** Start **

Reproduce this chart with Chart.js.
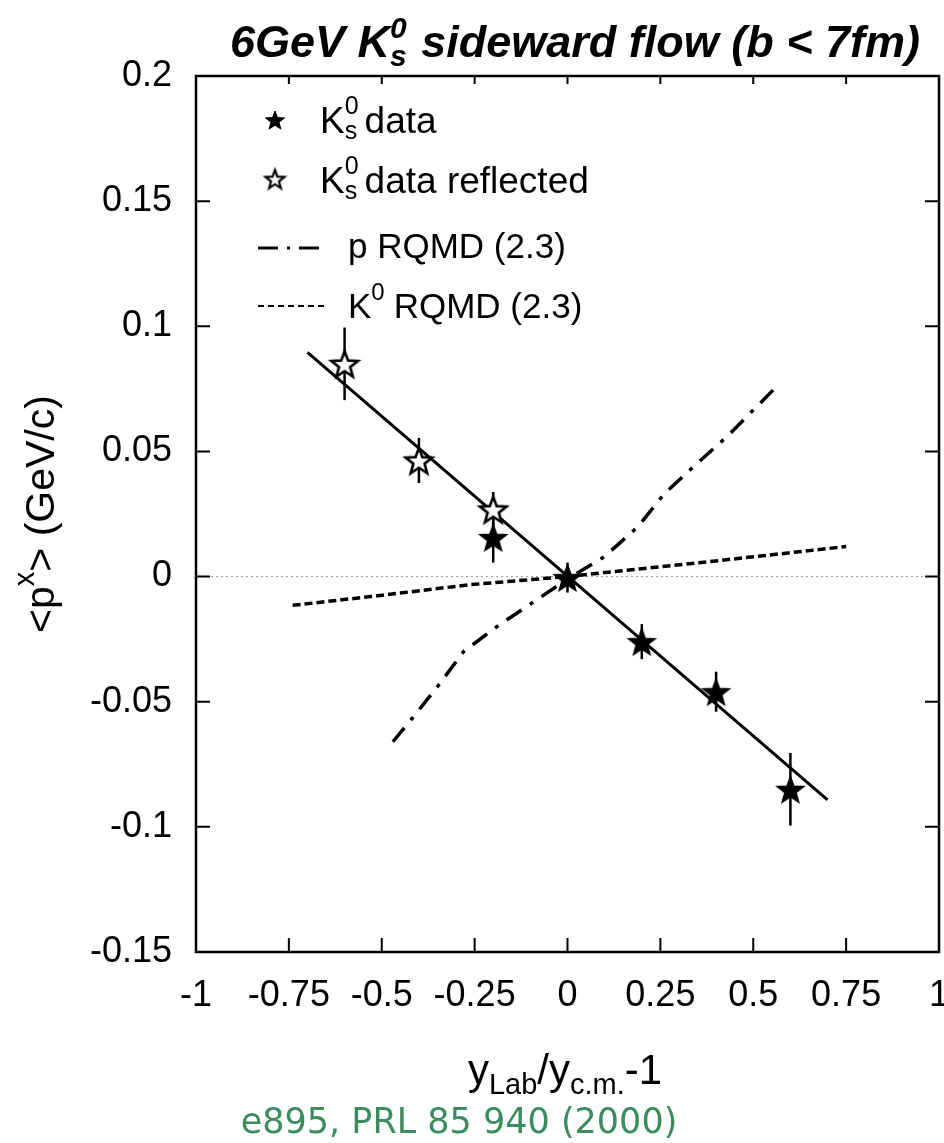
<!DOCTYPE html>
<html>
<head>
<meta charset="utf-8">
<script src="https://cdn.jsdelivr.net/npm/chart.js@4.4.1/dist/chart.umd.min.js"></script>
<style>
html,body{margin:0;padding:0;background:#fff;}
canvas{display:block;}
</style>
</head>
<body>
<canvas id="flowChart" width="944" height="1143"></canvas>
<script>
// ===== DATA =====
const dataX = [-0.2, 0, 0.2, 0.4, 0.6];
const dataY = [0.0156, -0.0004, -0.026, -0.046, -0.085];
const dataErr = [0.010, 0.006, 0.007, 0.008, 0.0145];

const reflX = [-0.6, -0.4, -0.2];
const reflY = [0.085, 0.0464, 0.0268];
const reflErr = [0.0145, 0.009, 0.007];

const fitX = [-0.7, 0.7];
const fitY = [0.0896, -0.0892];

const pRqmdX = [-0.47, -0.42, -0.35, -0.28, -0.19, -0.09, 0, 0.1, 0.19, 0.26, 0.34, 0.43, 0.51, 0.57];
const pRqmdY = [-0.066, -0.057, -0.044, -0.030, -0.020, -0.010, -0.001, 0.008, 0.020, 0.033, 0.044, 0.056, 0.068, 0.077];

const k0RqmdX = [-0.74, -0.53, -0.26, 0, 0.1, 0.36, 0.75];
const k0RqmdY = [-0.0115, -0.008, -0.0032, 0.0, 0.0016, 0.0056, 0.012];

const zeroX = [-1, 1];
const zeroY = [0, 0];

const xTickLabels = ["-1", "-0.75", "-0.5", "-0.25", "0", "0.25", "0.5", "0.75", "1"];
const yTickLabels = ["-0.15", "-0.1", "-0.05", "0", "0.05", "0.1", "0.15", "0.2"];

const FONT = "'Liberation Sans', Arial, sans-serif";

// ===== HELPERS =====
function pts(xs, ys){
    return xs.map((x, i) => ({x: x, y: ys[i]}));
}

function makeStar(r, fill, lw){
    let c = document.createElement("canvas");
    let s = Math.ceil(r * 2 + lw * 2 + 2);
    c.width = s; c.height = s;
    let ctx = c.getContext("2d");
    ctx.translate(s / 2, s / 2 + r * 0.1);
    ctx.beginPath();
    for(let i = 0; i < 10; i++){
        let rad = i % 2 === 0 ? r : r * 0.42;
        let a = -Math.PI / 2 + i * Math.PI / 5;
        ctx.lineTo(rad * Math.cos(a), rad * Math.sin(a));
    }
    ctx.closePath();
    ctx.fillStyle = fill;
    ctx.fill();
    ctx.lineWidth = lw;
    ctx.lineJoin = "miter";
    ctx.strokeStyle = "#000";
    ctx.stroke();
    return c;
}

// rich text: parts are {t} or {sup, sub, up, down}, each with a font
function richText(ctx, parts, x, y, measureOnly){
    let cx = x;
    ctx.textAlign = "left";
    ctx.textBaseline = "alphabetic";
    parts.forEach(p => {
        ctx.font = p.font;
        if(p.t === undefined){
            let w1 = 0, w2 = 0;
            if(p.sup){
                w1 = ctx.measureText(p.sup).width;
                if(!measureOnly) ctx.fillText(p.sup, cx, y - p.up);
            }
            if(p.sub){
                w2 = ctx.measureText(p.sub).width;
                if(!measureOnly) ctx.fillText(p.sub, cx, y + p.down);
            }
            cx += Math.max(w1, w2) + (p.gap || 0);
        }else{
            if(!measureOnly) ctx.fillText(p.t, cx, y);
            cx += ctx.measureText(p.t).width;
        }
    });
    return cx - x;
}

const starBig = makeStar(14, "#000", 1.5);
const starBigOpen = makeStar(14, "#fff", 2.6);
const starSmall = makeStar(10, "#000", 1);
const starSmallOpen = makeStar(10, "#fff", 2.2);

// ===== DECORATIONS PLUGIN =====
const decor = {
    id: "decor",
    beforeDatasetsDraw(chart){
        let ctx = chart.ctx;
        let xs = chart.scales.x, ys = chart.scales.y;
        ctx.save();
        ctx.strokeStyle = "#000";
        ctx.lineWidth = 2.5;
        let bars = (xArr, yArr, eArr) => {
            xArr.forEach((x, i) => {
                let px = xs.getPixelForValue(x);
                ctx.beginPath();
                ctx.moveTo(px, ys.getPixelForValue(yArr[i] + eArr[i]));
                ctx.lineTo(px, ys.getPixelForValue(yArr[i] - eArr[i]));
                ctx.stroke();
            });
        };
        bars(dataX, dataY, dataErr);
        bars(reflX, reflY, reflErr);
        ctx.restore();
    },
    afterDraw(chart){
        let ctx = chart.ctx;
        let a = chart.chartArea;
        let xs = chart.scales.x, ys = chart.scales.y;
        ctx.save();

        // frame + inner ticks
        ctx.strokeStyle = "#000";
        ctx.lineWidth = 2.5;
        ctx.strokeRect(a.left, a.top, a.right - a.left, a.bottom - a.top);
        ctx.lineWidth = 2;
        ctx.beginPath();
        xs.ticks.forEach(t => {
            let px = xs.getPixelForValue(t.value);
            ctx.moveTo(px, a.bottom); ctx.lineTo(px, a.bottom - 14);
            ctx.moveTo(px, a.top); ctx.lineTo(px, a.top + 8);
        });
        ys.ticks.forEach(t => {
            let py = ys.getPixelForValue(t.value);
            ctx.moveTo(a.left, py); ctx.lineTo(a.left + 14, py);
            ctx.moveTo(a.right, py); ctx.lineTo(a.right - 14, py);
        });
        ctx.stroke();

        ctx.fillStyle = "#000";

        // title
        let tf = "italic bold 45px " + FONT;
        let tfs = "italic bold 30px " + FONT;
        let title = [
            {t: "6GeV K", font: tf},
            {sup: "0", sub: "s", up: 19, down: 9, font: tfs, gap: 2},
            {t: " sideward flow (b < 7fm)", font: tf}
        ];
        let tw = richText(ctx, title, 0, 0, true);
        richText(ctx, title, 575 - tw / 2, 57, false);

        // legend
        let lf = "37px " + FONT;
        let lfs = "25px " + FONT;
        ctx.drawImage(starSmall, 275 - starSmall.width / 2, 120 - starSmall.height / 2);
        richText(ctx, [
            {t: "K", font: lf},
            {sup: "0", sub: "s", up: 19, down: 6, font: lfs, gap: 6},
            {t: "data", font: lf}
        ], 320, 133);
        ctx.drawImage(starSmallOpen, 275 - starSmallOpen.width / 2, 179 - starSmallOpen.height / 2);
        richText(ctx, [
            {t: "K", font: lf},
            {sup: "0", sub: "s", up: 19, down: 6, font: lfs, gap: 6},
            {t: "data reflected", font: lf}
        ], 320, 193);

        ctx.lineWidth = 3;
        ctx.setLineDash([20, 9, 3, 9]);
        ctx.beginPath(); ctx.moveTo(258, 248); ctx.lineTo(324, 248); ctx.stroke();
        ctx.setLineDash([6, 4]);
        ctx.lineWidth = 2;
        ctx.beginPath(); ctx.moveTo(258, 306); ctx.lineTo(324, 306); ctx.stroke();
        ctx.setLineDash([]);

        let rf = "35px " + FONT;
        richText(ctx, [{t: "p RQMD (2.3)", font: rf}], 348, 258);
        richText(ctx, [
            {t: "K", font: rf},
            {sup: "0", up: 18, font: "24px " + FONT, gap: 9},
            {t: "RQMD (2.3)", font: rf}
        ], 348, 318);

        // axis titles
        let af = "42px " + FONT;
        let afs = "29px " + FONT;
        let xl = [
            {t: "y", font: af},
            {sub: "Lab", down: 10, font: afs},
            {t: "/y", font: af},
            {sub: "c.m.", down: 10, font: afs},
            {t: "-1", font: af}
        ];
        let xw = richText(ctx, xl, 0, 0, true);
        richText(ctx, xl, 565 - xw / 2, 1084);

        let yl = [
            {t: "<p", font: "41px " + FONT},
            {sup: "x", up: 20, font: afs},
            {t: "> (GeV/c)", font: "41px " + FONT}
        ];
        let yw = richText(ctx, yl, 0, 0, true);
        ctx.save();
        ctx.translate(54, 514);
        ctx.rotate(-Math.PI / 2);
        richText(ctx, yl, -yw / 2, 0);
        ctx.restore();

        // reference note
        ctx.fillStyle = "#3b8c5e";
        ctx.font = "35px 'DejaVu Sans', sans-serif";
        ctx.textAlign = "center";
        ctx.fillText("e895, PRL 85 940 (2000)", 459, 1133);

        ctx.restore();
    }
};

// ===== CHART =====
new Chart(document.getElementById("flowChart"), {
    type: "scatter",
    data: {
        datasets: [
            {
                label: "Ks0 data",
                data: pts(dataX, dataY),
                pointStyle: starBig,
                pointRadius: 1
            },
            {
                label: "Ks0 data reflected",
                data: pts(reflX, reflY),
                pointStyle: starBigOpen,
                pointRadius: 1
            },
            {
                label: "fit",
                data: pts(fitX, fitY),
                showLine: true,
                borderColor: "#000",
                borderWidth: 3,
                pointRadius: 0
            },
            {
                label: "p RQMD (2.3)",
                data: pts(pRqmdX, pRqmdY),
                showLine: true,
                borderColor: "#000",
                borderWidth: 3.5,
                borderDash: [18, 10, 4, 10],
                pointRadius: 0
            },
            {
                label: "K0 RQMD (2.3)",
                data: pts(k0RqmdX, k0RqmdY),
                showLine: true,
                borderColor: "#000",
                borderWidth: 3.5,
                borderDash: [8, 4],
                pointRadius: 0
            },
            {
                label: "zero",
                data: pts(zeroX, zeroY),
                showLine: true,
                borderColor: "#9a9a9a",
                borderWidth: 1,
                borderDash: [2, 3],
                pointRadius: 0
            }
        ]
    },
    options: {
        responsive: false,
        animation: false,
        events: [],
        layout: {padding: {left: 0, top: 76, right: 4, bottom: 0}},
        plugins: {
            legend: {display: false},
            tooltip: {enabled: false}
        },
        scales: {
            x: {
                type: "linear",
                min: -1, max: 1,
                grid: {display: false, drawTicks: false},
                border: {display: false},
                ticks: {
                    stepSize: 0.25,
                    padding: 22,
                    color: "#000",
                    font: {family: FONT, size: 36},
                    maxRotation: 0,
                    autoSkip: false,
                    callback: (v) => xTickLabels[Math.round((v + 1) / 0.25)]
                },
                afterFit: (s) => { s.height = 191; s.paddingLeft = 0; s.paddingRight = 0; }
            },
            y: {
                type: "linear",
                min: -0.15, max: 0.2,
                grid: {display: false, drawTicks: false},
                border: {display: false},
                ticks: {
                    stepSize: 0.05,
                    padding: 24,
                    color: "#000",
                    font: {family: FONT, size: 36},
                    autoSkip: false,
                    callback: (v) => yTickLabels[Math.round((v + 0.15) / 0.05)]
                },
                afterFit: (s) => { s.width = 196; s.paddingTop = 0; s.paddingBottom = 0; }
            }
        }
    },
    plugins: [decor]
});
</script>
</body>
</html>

** End **

Exercise brief: Find all lines holding the string "with" and copy them.

Exercise solution:
Reproduce this chart with Chart.js.
// rich text: parts are {t} or {sup, sub, up, down}, each with a font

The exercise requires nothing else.